At the top of the wave there is about 1µs of "wobble". Is this normal?
This is called ringing, it is due to the inductance in the scope lead and the miss match of impedance between the lead and the scope input. It is not real but an artifact. Part of the skill in using a scope is to recognise the difference between the two. There should be a compensation screw on the scope probe you can adjust to get it better. However, you can pay several thousand dollars on a good scope probe alone so don't be too hard on it or expect too much of it.
Placing the ground clip of a scope probe is a science, and a bit of an art. Put it in the wrong spot and ground currents show up as if they were on the probe tip. If you lengthen the ground wire or just loop it near the wrong part of the circuit, the ground wire itself has currents induced in it that again show up as if they were signals at the probe tip.
Use a scope that is connected to the ground connection on the power plug to connect to a piece of electronics that is also connected to that ground, or to a separate ground, and your readings can be upset by currents flowing through those grounds.
I grew up using analog scopes, and was taught (and observed) that a scope is not an accurate voltage measuring device. Obviously that has changed with digital scopes. I would also like to know how you measured voltage of a square wave with a DMM. Did you mean that you set the output of the Arduino to a High and then measured it?
Have you connected both the DMM and scope to a known 5V source at the same time to compare and calibrate?
To get accurate ring-free signals into a scope is hard - you need a low impedance
or active probe and the signal and ground connections to your board need to be
as close together as possible to avoid picking up induced noise. Standard scope
probes are really meant for analog circuitry, not logic. Most of the ringing is likely to
be due to the big loop formed by the ground lead and croc-clip - that loop is both
a large stray inductance and a magnetic loop antenna picking up nearby signals.
Where you have stray inductance and capacitance, but only high resistances (1M
for scope input), you have resonant LC circuits - its the resonances in the system
that cause ringing whether artifacts of the probes or really in the circuit
(for instance MOSFET H-bridge output).
As it turns out, I tried reproducing the same setup this weekend and couldn't; this time the voltage was 5.08V and the rippling was almost nothing compared to what I measured initially.
Based on the comments, I played around with the probe's cable, alligator clip positioning, and cable curl.

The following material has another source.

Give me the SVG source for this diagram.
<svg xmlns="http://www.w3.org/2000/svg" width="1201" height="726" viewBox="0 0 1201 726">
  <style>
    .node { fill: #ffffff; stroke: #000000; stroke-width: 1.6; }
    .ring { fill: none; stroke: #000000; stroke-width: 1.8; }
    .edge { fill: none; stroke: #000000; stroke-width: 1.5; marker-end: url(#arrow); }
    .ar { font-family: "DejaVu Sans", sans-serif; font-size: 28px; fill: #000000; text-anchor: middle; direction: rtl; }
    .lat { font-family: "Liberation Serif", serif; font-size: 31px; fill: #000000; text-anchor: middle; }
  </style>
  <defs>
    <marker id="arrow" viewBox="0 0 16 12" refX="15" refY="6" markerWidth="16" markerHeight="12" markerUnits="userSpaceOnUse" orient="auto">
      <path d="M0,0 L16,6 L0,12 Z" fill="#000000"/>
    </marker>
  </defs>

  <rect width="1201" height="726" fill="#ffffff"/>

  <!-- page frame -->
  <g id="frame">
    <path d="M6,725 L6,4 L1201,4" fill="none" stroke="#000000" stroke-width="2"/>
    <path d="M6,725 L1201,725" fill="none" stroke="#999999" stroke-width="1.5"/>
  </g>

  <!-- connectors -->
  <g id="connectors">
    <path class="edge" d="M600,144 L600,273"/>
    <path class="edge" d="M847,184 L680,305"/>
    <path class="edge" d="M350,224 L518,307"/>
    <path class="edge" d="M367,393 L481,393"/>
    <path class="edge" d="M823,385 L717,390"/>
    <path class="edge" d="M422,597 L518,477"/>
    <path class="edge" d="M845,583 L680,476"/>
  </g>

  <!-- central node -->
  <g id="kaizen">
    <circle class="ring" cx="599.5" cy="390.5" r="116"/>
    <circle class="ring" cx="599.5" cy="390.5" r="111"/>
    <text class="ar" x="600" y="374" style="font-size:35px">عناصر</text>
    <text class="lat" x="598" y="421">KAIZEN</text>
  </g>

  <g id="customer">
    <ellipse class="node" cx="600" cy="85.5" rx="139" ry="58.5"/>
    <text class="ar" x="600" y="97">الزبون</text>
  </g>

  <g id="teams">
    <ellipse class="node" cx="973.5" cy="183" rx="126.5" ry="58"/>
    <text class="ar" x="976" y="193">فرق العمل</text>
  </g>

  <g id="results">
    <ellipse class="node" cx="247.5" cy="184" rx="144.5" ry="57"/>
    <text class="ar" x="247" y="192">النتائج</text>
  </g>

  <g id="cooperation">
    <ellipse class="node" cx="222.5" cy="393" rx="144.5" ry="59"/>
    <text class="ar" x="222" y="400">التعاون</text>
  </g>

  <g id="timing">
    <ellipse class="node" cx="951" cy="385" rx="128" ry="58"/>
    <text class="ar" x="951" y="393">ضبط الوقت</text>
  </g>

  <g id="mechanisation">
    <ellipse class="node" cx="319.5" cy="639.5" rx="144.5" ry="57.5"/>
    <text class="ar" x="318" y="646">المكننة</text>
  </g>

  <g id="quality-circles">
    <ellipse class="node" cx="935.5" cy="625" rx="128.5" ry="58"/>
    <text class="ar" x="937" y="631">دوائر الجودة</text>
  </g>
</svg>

Indeed they have a lot of influence on what the oscilloscope picks up. I also tried positioning the ground curl over different parts of my circuit and sometimes the readings were unusable. Didn't know the damned cable could have such a drastic effect!

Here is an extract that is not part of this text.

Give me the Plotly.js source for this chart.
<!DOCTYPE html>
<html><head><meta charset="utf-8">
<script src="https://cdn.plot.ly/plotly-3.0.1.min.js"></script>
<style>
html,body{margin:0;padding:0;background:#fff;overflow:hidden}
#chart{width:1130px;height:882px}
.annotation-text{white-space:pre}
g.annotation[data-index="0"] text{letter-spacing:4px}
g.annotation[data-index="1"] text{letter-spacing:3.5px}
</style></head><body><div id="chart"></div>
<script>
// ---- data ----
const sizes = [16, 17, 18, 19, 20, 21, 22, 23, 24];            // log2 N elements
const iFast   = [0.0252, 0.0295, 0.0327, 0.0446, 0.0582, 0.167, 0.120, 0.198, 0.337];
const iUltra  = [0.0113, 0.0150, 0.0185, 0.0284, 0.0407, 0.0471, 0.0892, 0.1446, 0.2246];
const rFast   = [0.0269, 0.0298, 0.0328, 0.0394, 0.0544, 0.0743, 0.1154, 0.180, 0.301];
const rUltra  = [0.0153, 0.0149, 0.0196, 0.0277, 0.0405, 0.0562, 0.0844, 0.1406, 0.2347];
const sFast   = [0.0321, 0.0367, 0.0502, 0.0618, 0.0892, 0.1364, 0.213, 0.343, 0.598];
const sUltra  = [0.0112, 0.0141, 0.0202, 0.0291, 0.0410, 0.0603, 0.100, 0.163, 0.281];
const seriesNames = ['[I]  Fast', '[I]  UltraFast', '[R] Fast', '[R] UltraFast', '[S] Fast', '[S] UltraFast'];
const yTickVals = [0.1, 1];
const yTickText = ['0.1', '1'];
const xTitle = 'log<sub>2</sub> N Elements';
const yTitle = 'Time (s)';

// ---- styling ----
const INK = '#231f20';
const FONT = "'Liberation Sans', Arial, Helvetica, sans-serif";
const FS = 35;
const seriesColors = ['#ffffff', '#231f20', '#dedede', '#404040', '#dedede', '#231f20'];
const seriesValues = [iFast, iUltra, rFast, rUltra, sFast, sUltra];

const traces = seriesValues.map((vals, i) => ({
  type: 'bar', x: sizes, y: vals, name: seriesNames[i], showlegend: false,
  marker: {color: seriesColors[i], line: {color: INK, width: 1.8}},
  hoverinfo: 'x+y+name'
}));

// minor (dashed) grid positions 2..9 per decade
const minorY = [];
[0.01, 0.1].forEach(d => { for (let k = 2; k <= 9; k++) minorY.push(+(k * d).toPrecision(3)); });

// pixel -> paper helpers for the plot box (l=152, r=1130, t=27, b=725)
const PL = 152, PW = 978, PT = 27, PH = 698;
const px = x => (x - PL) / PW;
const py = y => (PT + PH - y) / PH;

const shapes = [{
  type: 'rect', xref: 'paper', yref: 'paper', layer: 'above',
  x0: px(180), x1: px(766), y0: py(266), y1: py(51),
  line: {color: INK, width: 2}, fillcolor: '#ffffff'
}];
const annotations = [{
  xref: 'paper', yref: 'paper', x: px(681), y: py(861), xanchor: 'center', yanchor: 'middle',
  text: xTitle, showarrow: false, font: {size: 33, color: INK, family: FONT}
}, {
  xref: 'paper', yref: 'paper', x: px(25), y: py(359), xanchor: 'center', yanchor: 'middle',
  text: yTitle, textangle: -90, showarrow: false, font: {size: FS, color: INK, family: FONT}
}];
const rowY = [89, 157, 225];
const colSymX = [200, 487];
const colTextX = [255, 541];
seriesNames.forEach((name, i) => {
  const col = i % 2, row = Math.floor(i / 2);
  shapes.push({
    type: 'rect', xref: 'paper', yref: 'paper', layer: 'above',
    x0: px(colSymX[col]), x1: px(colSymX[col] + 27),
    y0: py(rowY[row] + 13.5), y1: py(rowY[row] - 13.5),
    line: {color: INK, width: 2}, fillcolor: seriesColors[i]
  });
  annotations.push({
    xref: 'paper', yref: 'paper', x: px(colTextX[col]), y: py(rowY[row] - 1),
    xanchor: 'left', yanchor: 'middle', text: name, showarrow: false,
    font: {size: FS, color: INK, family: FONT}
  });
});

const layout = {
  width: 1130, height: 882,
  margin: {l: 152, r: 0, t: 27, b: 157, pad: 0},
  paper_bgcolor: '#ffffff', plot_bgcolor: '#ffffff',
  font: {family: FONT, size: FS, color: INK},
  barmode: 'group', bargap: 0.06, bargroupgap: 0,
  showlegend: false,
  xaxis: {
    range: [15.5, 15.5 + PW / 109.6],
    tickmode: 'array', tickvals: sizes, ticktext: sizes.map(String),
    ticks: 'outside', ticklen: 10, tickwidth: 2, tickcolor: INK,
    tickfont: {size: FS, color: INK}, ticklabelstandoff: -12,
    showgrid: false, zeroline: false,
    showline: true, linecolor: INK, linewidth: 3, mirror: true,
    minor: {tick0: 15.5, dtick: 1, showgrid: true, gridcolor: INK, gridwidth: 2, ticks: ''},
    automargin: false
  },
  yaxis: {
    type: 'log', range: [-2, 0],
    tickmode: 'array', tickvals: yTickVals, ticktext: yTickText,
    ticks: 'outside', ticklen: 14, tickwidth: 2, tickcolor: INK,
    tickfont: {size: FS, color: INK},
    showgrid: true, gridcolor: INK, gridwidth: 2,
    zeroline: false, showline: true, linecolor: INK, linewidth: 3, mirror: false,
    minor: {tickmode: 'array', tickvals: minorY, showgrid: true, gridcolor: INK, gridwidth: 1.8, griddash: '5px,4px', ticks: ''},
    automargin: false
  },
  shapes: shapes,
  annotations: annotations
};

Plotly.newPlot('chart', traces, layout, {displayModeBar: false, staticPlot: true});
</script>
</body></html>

If any other newbie like me is reading this and considering buying an oscilloscope, don't think about it twice and go ahead. Yes, they can a little expensive but what you can learn from hooking up even the simplest components is invaluable. Just this weekend I tried a few experiments with capacitors/diodes and being able to measure and SEE capacitor discharge times and see how diode rectification works just blew my mind!
ardilla:
If any other newbie like me is reading this and considering buying an oscilloscope,
If I could only have one piece of test equipment in a lab, it would be a two channel scope. If you get desperate enough, you can even measure current with it (using a small shunt resistor.)
ardilla:
If any other newbie like me is reading this and considering buying an oscilloscope,
If I could only have one piece of test equipment in a lab, it would be a two channel scope.[/quote]
Yeah, I've had it for a week or so and don't know what I'd do without it. And I probably know how to use 1% of its full feature set. I kind of went overboard and bought an OWON DS6062. This device has more than enough to last me my whole "hobbyist" life.